The input:

————————

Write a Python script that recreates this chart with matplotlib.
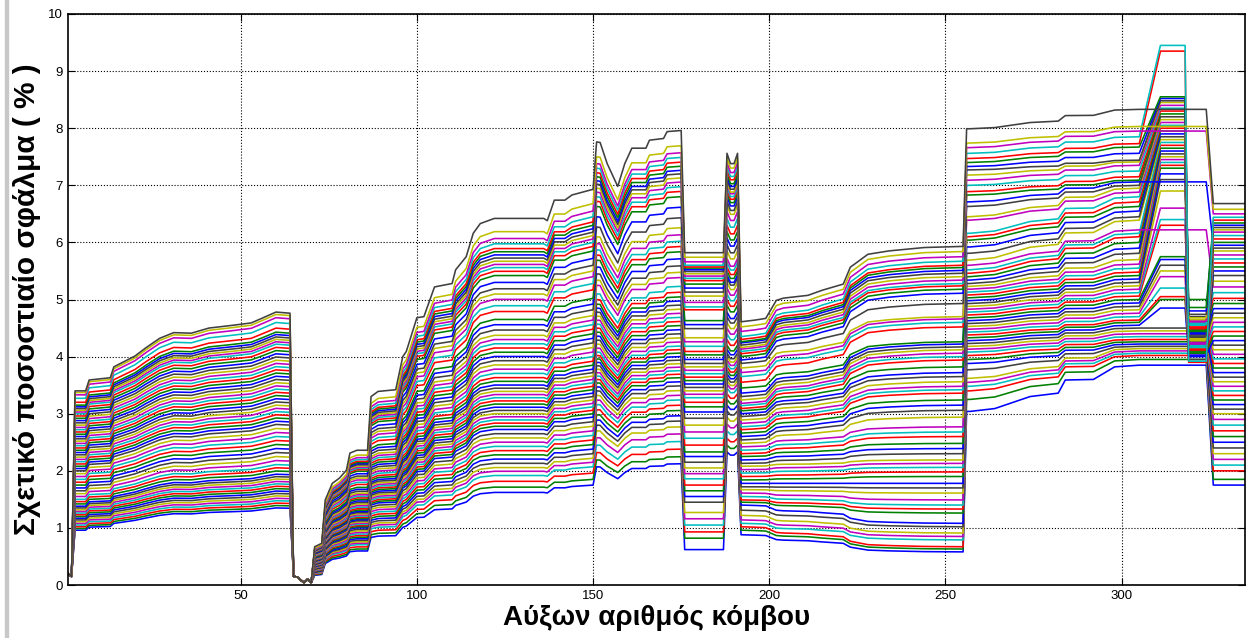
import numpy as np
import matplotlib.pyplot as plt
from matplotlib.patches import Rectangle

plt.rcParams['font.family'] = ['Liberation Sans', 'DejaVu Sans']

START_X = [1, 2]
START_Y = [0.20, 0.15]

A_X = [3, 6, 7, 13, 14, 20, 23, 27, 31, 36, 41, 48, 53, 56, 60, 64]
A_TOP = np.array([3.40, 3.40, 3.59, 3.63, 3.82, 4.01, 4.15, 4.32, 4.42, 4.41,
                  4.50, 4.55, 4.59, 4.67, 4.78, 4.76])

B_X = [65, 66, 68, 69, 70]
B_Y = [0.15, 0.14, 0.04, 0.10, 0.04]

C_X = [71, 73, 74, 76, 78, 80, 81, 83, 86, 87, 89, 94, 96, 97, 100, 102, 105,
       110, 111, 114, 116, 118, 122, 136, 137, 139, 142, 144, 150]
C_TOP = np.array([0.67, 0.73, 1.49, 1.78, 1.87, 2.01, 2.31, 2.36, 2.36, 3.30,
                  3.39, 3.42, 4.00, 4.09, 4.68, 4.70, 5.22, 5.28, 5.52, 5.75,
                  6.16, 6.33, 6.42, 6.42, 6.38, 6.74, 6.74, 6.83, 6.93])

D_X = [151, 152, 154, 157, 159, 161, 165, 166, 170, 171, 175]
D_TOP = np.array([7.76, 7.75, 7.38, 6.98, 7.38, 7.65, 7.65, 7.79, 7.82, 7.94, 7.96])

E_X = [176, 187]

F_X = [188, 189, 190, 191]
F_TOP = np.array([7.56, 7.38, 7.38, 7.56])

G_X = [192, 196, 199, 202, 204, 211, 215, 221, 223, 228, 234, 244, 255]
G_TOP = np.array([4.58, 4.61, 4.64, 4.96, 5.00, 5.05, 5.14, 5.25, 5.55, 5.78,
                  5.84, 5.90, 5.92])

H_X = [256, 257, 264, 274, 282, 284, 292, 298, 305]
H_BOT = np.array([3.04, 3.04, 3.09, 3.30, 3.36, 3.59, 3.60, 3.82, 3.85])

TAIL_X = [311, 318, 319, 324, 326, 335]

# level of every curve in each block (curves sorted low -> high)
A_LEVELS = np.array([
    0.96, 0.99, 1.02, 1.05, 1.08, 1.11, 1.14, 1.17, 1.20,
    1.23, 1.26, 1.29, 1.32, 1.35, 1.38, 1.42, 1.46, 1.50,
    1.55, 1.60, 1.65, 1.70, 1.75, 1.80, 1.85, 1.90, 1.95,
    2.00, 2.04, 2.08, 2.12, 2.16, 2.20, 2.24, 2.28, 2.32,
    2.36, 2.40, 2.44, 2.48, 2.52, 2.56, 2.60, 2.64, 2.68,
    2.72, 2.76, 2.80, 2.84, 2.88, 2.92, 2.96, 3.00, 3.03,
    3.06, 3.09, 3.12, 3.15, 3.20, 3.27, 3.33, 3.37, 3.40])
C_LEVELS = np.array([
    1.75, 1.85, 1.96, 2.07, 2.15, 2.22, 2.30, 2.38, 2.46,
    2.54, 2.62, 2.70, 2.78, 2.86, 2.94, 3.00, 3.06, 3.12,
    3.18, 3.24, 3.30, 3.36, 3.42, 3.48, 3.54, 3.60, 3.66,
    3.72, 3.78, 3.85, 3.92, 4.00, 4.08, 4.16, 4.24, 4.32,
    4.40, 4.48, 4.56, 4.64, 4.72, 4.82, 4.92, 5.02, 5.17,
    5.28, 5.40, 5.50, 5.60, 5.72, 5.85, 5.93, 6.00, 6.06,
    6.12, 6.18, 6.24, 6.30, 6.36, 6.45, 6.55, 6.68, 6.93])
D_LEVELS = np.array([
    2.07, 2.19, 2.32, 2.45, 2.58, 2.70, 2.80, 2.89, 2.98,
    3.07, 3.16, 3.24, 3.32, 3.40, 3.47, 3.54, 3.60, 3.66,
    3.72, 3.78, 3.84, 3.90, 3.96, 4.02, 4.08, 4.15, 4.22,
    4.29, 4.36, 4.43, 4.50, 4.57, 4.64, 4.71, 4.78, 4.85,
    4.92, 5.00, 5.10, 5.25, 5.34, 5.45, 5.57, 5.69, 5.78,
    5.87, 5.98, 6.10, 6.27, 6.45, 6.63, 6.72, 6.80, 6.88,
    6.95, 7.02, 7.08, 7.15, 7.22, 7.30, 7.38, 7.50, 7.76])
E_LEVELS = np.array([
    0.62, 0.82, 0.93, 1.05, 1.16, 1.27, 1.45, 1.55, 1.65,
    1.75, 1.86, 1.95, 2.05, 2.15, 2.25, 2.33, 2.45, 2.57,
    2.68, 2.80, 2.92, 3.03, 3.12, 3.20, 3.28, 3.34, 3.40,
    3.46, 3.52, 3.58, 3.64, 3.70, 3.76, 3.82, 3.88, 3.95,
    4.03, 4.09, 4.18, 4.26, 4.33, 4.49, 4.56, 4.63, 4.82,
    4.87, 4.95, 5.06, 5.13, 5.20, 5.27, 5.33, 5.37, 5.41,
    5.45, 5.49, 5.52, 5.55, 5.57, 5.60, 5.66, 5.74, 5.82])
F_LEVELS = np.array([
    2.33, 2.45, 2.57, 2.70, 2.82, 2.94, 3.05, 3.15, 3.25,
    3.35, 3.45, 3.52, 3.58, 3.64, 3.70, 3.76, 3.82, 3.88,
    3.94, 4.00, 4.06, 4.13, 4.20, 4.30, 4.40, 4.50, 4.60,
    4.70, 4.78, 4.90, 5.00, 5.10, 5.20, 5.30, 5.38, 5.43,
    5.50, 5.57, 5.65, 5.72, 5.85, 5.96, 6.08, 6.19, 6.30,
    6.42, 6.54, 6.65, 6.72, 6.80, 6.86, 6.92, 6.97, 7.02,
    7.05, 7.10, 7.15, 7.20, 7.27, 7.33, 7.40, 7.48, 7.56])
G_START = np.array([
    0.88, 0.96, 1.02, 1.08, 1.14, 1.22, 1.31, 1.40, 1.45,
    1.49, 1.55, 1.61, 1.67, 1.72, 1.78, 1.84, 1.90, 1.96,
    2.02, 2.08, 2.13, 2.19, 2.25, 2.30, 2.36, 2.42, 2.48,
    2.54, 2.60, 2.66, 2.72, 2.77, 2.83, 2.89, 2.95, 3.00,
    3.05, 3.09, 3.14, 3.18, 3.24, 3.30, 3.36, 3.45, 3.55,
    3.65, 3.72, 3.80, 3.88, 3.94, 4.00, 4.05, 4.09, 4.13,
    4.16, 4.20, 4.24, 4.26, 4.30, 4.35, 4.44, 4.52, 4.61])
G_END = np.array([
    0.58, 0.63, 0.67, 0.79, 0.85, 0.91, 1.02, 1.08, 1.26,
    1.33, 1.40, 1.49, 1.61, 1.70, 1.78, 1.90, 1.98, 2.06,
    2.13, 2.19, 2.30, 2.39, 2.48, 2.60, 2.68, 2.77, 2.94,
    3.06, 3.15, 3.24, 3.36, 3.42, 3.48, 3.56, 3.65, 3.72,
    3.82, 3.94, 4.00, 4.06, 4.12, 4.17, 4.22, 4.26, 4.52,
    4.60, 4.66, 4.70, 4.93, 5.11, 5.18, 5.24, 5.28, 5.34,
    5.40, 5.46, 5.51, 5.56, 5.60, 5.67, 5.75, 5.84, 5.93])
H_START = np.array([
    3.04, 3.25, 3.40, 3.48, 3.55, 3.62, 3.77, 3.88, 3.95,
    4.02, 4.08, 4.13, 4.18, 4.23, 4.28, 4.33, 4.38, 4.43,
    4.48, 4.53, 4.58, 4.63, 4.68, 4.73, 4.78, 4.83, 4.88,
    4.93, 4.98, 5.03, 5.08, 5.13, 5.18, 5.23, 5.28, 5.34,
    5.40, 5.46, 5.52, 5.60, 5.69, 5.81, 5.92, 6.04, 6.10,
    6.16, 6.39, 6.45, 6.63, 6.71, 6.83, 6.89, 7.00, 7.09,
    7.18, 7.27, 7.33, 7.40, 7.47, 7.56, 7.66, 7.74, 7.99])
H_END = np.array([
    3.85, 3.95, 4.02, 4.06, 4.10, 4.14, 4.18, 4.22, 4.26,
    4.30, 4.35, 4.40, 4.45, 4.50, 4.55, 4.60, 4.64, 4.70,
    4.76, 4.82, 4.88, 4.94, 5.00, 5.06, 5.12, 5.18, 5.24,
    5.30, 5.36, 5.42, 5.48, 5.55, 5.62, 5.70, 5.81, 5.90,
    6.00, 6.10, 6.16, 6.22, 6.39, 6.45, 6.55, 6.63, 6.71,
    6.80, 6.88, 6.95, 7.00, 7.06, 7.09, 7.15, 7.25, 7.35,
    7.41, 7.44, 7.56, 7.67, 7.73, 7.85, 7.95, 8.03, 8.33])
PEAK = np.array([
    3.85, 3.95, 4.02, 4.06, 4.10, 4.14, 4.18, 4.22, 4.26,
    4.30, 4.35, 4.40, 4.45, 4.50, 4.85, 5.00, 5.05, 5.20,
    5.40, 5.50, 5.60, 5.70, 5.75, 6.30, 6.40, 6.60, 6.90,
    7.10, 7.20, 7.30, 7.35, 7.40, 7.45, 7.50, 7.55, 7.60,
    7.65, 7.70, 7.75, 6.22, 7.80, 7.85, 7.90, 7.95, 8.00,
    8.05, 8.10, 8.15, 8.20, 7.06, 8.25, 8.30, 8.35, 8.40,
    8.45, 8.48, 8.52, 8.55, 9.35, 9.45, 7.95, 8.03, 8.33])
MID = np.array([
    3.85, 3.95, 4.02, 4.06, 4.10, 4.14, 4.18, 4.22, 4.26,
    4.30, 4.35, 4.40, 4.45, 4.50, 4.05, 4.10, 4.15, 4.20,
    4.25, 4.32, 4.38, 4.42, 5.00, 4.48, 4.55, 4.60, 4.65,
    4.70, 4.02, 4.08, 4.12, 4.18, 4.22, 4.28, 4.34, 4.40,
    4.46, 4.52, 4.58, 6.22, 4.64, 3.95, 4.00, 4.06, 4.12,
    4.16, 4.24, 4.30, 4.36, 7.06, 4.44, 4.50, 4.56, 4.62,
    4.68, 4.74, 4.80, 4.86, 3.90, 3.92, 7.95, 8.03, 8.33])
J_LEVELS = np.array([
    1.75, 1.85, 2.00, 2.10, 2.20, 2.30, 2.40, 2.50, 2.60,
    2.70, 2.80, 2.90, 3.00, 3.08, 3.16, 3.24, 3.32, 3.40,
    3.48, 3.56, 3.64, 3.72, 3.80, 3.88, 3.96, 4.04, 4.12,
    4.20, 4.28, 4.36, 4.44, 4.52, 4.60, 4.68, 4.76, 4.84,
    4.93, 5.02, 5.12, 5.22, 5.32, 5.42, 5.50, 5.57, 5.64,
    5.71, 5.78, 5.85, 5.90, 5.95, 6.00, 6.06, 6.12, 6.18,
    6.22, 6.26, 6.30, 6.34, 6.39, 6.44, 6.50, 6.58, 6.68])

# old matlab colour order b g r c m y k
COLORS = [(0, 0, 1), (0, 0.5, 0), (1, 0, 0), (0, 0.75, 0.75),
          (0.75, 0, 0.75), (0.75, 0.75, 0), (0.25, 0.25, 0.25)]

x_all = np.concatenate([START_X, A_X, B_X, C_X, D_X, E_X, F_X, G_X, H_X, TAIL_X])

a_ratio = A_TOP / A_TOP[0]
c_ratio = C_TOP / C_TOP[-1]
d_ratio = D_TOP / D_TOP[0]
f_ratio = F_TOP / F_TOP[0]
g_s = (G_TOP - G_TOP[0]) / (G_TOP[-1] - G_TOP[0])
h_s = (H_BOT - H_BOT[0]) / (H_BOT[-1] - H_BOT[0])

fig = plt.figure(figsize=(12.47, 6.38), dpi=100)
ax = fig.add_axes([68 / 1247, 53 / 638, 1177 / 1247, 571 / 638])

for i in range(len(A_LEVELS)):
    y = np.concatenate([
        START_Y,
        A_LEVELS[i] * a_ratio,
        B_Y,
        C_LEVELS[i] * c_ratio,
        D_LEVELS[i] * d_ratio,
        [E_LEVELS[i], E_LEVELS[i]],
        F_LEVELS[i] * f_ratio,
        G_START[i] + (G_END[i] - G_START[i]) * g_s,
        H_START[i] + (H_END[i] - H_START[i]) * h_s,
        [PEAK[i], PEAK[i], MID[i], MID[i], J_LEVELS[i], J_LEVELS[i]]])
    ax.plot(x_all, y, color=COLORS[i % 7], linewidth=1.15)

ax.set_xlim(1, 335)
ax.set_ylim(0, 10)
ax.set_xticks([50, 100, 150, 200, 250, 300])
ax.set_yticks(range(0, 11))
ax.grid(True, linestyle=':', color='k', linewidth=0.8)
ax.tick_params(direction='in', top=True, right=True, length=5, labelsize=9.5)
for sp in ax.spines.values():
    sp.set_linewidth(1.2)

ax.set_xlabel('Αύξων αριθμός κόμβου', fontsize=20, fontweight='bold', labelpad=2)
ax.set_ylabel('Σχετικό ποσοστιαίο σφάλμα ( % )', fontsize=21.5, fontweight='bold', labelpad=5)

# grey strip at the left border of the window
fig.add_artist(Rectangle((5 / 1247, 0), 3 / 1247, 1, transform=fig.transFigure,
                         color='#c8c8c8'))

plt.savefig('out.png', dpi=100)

————————

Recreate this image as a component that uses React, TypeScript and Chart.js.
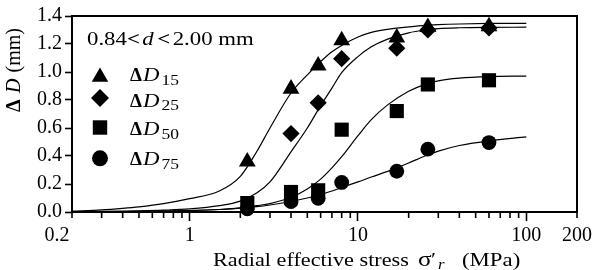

————————

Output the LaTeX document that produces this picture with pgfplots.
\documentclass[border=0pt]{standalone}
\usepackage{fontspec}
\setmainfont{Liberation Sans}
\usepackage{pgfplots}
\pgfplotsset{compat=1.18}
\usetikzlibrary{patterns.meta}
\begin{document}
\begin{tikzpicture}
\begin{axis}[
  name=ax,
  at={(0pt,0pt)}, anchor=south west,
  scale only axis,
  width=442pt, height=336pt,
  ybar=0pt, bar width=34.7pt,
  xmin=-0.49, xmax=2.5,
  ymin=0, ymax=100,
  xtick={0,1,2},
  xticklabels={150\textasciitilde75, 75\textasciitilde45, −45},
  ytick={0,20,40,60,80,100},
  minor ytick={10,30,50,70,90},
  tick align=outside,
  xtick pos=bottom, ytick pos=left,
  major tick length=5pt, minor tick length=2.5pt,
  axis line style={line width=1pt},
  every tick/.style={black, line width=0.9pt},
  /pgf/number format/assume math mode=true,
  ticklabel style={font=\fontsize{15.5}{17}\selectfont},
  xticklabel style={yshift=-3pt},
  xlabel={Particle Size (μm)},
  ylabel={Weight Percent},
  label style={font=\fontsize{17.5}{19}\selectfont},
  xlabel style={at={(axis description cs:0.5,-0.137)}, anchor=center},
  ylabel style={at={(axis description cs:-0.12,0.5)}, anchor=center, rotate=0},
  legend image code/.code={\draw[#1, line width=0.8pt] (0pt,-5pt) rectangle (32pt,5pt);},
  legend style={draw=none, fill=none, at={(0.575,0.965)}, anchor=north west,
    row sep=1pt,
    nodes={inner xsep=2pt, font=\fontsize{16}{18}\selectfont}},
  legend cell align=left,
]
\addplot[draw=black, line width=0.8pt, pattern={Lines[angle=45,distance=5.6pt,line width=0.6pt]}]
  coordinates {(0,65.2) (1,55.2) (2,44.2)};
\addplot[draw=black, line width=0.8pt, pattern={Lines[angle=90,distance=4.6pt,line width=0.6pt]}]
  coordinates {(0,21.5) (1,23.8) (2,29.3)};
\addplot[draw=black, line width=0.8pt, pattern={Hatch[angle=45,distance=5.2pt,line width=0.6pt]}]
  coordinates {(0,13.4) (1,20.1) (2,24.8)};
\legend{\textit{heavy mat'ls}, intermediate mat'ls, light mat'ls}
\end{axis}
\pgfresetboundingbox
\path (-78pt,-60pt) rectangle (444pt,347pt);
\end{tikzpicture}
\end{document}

————————

Exercise brief:
Copy exactly the stretch of lines that starts at the line holding "Write a Python" and ends at the line holding "plt.rcParams['font.family'] = ['Liberation". Drop the pictures.

Task output:
Write a Python script that recreates this chart with matplotlib.
import numpy as np
import matplotlib.pyplot as plt
from matplotlib.patches import Rectangle

plt.rcParams['font.family'] = ['Liberation Sans', 'DejaVu Sans']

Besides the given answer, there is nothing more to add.